'''

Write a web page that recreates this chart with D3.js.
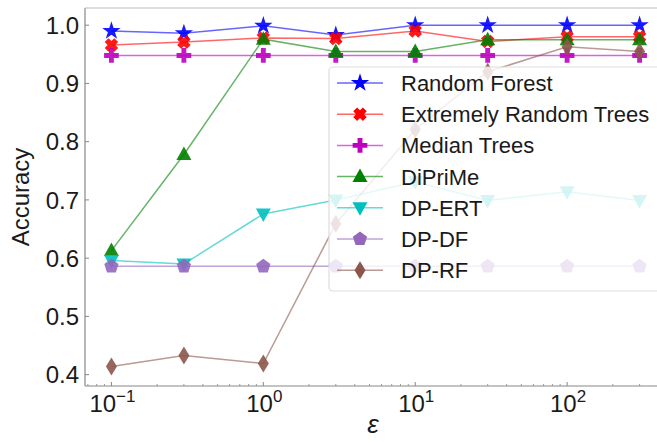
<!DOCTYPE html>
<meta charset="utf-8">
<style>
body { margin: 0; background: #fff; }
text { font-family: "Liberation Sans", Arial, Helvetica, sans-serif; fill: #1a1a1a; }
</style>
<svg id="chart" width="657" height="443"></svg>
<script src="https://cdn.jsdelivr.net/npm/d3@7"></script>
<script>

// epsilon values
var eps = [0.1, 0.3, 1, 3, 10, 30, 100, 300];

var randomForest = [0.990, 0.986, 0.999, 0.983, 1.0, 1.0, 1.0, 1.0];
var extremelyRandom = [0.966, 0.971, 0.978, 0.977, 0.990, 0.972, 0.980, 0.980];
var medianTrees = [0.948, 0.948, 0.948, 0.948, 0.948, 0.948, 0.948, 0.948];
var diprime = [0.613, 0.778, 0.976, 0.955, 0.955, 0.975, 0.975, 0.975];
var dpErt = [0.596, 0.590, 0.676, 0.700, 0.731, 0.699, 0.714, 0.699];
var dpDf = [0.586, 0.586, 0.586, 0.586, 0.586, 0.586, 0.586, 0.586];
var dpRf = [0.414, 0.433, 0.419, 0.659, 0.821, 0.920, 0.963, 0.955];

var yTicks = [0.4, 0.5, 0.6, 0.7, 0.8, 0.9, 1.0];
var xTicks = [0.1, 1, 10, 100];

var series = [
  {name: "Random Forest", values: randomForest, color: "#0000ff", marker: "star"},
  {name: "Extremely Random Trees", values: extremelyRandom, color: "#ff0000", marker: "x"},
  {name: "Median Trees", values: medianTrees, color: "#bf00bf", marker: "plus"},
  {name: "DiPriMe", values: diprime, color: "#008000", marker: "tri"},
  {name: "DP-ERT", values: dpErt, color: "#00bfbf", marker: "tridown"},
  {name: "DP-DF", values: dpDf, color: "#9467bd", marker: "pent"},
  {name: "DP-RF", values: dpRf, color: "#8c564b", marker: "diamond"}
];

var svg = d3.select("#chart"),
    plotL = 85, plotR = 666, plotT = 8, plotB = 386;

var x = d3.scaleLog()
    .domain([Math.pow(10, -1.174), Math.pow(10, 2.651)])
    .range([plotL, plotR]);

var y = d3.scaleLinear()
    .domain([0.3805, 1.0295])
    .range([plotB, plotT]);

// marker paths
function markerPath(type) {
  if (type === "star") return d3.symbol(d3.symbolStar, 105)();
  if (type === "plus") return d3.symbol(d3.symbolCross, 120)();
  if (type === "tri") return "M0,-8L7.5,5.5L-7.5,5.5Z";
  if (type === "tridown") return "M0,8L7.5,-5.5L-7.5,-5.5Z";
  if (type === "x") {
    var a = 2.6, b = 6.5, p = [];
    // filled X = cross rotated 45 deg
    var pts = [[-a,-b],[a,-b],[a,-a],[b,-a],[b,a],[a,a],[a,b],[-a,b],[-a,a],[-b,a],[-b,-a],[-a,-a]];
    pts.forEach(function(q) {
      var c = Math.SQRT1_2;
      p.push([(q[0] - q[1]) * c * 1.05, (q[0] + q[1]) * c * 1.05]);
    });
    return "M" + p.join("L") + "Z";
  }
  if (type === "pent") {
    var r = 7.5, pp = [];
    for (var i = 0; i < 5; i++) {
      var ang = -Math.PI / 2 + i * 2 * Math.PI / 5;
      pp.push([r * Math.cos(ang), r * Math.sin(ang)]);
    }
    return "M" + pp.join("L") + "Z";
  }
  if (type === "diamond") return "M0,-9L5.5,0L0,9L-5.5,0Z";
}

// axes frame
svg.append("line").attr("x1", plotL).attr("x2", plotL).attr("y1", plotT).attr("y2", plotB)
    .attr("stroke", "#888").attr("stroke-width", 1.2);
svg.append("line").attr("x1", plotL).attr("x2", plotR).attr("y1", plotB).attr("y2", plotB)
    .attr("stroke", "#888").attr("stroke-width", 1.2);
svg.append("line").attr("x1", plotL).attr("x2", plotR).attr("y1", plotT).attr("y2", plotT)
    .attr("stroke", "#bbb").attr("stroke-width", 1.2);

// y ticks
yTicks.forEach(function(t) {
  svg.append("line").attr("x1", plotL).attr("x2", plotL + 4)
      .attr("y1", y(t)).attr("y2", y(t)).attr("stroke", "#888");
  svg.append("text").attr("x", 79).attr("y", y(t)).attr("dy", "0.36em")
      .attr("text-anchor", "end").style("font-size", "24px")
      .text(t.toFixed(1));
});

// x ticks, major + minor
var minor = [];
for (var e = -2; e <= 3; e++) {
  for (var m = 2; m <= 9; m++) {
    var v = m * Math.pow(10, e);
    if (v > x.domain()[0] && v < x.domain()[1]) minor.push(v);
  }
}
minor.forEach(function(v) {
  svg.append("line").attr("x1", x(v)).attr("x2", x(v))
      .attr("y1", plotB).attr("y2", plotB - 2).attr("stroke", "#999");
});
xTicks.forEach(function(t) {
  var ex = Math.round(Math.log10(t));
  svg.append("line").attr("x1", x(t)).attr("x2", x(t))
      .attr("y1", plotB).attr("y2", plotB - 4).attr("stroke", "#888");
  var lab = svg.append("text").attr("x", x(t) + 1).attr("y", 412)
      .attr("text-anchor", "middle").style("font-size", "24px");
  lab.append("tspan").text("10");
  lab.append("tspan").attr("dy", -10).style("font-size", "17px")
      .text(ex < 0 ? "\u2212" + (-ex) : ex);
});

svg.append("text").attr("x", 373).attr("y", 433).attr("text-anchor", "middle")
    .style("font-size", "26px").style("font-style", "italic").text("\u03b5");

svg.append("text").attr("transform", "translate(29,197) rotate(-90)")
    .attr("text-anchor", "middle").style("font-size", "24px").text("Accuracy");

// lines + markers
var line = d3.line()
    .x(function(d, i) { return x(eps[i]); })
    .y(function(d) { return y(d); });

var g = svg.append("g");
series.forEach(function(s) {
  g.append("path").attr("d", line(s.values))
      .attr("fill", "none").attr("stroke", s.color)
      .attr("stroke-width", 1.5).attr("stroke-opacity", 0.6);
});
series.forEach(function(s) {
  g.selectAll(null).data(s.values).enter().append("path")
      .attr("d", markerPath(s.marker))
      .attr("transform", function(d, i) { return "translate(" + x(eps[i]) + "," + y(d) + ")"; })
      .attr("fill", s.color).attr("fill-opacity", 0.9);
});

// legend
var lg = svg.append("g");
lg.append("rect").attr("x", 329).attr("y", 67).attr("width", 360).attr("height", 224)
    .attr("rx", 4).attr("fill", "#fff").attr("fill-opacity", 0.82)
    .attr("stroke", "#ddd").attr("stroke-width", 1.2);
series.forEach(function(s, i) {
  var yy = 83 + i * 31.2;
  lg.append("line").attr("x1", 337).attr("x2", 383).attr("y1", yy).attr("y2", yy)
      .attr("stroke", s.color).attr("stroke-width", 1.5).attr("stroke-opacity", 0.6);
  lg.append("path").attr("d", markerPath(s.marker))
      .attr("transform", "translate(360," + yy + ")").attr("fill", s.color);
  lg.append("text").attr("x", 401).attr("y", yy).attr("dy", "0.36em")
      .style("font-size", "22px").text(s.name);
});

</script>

'''

▶ **Exercise prompt**:
Restate only the lines running from the start of the material above through the line containing "var eps = [0.1, 0.3, 1, 3, 10, 30, 100, 300];", ends included. No pictures.

▶ **Response**:
Write a web page that recreates this chart with D3.js.
<!DOCTYPE html>
<meta charset="utf-8">
<style>
body { margin: 0; background: #fff; }
text { font-family: "Liberation Sans", Arial, Helvetica, sans-serif; fill: #1a1a1a; }
</style>
<svg id="chart" width="657" height="443"></svg>
<script src="https://cdn.jsdelivr.net/npm/d3@7"></script>
<script>

// epsilon values
var eps = [0.1, 0.3, 1, 3, 10, 30, 100, 300];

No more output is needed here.